- Well, we can’t prove that there ISN’T an alien ship out there, at the very least.
We suppose there’s no point trying to hide it, so let us be clear. There is an alien mothership somewhere in our solar system and it’s bombing Earth with probes — probably for some nefarious reason.
Or at least that’s what a recent draft paper from the Pentagon would have you believe.
Avi Loeb, an astronomer at Harvard University, and Sean M. Kirkpatrick, the director of Pentagon’s All-domain Anomaly Resolution Office (AARO), posit in the paper that an alien ship’s presence in our galactic neighborhood is “energetically viable.” They also suggest that the ship could be sending out smaller objects into space to chart it, like a dandelion’s seeds leaving the stem.
The authors claim these “dandelion seeds” could potentially make it to Earth. To support their theory, the duo points to two separate incidents.
Do you remember Oumuamua that visited our solar system in 2017? It was a bizarre cigar-shaped asteroid that exhibited strange movement patterns and other unusual phenomena.
Not only that, six months later after Oumuamua passed, a small meteor about three feet wide crashed into Earth. Coincidence?
Loeb doesn’t think so. He and Kirkpatrick suggest that the aliens could be sending similar objects out into space from the mothership to somehow probe interesting planets.
Just Seeds in the Wind
Now, in all fairness, they don’t seem to think that Oumuamua and the rock that fell to Earth were necessarily alien probes. But Loeb says that the two stellar objects got him thinking.
The close proximity of the encounters made him “consider the possibility that an artificial interstellar object could potentially be a parent craft that releases many small probes during its close passage to Earth, an operational construct not too dissimilar from NASA missions,” Loeb told LiveScience.
“These ‘dandelion seeds’ could be separated from the parent craft by the tidal gravitational force of the Sun or by a maneuvering capability.”
In their paper, Loeb and Kirkpatrick dive into the theory deeper. They suggest that the probes could be using starlight and liquid water as their fuel.
They also state that they could explore Earth without us noticing them as they are potentially too small to register on our telescopes.

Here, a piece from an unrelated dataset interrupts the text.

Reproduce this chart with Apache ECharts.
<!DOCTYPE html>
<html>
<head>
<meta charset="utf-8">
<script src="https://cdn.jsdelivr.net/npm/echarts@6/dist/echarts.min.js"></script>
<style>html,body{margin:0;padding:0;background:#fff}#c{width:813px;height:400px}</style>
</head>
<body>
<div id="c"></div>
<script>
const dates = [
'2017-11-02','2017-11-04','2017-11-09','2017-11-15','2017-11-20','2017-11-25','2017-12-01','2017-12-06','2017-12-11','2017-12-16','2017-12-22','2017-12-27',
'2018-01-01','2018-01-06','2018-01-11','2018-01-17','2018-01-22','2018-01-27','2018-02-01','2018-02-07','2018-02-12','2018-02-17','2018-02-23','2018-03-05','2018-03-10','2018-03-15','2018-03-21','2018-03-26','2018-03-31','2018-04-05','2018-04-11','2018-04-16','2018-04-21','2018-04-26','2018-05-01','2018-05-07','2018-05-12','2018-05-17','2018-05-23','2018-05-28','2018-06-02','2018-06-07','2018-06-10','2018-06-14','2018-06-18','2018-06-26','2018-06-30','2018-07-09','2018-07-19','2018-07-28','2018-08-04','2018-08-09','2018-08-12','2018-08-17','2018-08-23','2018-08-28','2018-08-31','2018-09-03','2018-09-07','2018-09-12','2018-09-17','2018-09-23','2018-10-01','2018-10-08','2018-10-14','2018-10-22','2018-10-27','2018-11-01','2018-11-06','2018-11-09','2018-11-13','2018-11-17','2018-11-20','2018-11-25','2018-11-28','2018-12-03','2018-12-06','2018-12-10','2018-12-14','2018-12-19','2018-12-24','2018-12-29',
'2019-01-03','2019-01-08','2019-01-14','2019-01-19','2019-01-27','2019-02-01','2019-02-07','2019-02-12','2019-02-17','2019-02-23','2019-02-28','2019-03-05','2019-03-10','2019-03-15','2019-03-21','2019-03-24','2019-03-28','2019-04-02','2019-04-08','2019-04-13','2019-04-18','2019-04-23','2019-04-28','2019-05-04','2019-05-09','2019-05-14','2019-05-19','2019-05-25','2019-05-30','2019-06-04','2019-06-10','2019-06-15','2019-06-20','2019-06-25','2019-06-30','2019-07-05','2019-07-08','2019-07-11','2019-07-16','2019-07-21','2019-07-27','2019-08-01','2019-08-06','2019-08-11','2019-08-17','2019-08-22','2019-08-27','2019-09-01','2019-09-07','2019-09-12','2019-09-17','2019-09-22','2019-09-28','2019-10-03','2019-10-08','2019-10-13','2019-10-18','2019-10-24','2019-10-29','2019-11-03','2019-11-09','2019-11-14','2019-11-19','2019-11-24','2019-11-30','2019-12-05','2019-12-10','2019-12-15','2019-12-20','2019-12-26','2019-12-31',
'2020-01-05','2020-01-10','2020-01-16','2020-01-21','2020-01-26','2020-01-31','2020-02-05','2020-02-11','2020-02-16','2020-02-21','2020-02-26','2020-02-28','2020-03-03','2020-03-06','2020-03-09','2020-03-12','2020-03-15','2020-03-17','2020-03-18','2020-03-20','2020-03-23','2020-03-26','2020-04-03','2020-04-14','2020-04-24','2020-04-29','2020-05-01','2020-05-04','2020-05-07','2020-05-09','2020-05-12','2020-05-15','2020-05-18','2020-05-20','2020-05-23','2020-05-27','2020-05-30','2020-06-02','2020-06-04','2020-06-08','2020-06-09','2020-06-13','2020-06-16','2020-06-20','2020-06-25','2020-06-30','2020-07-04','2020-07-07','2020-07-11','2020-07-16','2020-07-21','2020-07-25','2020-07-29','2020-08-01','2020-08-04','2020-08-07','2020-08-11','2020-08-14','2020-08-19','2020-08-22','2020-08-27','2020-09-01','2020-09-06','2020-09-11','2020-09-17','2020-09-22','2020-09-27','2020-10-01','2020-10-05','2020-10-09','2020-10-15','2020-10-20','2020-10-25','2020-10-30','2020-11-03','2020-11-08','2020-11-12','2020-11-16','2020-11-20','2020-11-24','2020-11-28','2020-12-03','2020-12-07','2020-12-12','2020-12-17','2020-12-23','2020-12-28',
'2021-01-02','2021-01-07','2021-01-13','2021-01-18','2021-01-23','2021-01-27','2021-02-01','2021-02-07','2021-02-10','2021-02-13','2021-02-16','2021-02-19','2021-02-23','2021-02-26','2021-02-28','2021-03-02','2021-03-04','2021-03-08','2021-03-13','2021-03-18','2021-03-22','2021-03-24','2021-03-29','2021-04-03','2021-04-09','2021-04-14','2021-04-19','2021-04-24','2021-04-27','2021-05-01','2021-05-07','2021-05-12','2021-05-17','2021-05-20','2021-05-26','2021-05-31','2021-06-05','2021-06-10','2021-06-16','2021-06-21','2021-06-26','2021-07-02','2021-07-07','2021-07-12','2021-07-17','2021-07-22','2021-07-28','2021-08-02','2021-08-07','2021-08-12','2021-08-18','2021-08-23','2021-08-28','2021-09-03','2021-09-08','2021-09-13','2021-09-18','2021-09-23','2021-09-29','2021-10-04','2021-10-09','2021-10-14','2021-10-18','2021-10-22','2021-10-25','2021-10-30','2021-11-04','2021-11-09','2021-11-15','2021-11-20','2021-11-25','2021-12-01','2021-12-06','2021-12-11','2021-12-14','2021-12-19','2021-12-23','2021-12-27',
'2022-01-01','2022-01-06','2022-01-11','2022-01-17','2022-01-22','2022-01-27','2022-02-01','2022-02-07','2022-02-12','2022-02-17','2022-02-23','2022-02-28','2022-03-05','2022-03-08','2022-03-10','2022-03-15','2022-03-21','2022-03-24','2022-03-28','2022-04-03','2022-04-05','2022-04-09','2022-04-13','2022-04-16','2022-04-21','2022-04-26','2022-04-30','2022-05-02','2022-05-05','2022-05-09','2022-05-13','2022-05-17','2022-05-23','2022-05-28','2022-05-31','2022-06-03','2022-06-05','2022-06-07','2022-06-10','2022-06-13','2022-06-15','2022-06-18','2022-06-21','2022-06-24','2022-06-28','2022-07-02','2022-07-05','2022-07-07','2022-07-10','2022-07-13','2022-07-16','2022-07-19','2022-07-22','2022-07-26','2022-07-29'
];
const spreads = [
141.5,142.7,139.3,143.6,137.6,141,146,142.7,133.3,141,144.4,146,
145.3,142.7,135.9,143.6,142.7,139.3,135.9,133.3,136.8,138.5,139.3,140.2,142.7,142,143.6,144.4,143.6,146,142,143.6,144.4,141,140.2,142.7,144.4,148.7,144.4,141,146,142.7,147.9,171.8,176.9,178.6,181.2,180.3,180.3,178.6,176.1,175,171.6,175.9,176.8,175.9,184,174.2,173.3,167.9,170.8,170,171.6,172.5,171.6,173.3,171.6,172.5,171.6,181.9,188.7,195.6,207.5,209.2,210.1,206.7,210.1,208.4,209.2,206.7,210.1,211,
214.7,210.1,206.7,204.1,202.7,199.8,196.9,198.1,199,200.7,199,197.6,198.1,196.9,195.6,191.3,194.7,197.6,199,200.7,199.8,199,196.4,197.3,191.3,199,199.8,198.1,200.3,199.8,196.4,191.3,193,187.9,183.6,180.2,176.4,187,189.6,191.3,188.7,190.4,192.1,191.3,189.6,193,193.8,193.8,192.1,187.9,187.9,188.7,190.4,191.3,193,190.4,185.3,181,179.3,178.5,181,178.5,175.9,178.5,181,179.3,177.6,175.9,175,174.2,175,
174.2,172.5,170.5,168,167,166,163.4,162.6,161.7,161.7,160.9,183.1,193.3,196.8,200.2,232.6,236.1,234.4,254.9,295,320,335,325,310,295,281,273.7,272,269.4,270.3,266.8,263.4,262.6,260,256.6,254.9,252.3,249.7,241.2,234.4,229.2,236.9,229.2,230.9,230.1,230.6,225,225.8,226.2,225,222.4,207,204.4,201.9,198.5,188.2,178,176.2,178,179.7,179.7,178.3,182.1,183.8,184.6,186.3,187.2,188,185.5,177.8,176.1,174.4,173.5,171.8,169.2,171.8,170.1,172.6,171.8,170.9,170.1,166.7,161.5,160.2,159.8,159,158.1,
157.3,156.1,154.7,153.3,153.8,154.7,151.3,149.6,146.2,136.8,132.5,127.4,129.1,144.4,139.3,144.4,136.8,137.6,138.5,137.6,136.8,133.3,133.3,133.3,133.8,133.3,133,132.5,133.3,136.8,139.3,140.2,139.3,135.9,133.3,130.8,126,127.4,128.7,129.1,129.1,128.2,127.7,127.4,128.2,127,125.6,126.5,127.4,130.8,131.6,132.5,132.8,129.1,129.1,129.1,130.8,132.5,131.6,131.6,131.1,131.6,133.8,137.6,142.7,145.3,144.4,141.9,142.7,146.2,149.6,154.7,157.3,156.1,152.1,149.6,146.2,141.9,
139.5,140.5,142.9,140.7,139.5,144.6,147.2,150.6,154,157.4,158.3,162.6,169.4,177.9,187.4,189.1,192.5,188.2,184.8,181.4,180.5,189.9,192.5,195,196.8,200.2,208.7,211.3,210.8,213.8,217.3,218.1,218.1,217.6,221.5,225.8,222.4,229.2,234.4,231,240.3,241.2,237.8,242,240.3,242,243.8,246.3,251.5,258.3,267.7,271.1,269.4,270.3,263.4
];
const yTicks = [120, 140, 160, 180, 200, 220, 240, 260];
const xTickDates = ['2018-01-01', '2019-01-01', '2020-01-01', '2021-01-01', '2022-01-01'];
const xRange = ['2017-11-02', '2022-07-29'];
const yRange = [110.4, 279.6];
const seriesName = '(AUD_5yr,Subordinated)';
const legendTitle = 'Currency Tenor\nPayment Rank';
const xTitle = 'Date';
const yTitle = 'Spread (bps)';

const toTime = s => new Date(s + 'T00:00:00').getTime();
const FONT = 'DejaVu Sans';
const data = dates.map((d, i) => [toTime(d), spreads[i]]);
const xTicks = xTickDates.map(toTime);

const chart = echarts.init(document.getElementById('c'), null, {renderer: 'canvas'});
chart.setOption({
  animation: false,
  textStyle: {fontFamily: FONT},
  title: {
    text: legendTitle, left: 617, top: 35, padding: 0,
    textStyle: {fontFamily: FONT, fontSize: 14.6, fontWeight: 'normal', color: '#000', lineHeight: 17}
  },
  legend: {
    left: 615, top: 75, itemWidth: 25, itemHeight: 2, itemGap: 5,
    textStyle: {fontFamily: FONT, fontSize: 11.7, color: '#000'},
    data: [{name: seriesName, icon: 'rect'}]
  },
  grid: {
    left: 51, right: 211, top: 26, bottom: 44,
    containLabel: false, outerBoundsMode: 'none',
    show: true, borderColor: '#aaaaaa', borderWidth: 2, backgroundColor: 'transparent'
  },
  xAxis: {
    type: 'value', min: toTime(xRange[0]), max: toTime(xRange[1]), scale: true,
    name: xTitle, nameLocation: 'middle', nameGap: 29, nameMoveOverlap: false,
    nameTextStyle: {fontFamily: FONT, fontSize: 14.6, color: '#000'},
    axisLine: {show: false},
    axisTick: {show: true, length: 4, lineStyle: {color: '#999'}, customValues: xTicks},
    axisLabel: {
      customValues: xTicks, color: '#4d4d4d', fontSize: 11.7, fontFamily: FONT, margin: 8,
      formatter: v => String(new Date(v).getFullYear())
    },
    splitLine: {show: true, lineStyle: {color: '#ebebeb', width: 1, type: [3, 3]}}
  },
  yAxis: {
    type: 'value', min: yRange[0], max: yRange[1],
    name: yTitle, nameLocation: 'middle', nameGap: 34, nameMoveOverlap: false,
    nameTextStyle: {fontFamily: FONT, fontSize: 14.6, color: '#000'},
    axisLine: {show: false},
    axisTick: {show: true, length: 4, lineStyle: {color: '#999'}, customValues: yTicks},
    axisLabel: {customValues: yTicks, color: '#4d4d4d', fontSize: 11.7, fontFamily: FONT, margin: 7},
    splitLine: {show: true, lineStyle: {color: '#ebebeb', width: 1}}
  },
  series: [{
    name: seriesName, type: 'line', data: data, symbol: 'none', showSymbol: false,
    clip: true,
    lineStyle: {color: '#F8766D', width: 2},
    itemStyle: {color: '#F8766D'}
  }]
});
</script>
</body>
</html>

“Equipped with a large surface-to-mass ratio of a parachute, technological ‘dandelion seeds’ could slow down in the Earth’s atmosphere to avoid burnup and then pursue their objectives wherever they land,” the paper reads.
Once down on the ground, the probes could use whatever raw materials they find to make copies of themselves or just send data back to their alien masters. Yet, we may not have to worry about Earth’s secrets getting into extraterrestrial hands.
Loeb and Kirkpatrick state that it’s possible the probes’ builders are long gone. Intergalactic travel is so slow that the aliens could’ve gone extinct thousands of years ago.
But the probe wouldn’t know that, now would it?
Finding a Grain in a Sand Stack
That’s a wild theory, that’s for sure. But Loeb believes he may be able to prove it.
After all, he thinks he knows where one of the probes might be.
In 2014, a roughly 1.5-foot meteor from outside of our solar system — titled CNEOS1 2014-01-08 — plummeted into the Pacific Ocean off the coast of Papua New Guinea. Space science people detected that the meteor consisted of extremely hard rock — or possibly even metal.
Loeb thinks it may have been a probe. And he intends to find it.
The astronomer is mounting a $1.5-million expedition to comb the ocean floor and discover the meteor’s remnants. And when we say comb, we mean it.
Loeb’s team — with the assistance of U.S. military — have managed to narrow the object’s crash site into an area smaller than a square mile. Whatever’s left of it lies on the bottom of the ocean at a depth of a bit over a mile.
But knowing where the thing is won’t make finding it any easier. The meteor broke into tiny, tiny fragments during its flight and impact.
So, Loeb’s team is basically trying to find weird grains of sand among normal grains of sand. And you thought finding a needle in a haystack was hard.
Yet, Loeb feels positive about the expedition. If he manages to find anything resembling technology… Well, he has his evidence for alien life.
And even if the meteor indeed turns out to be a chunk of rock, Loeb thinks studying it will nonetheless be a victory for science.
“We will learn something new,” Loeb summarized for The Daily Beast.
Let no one say Dr. Loeb doesn’t at least have the right attitude for such a wild goose chase.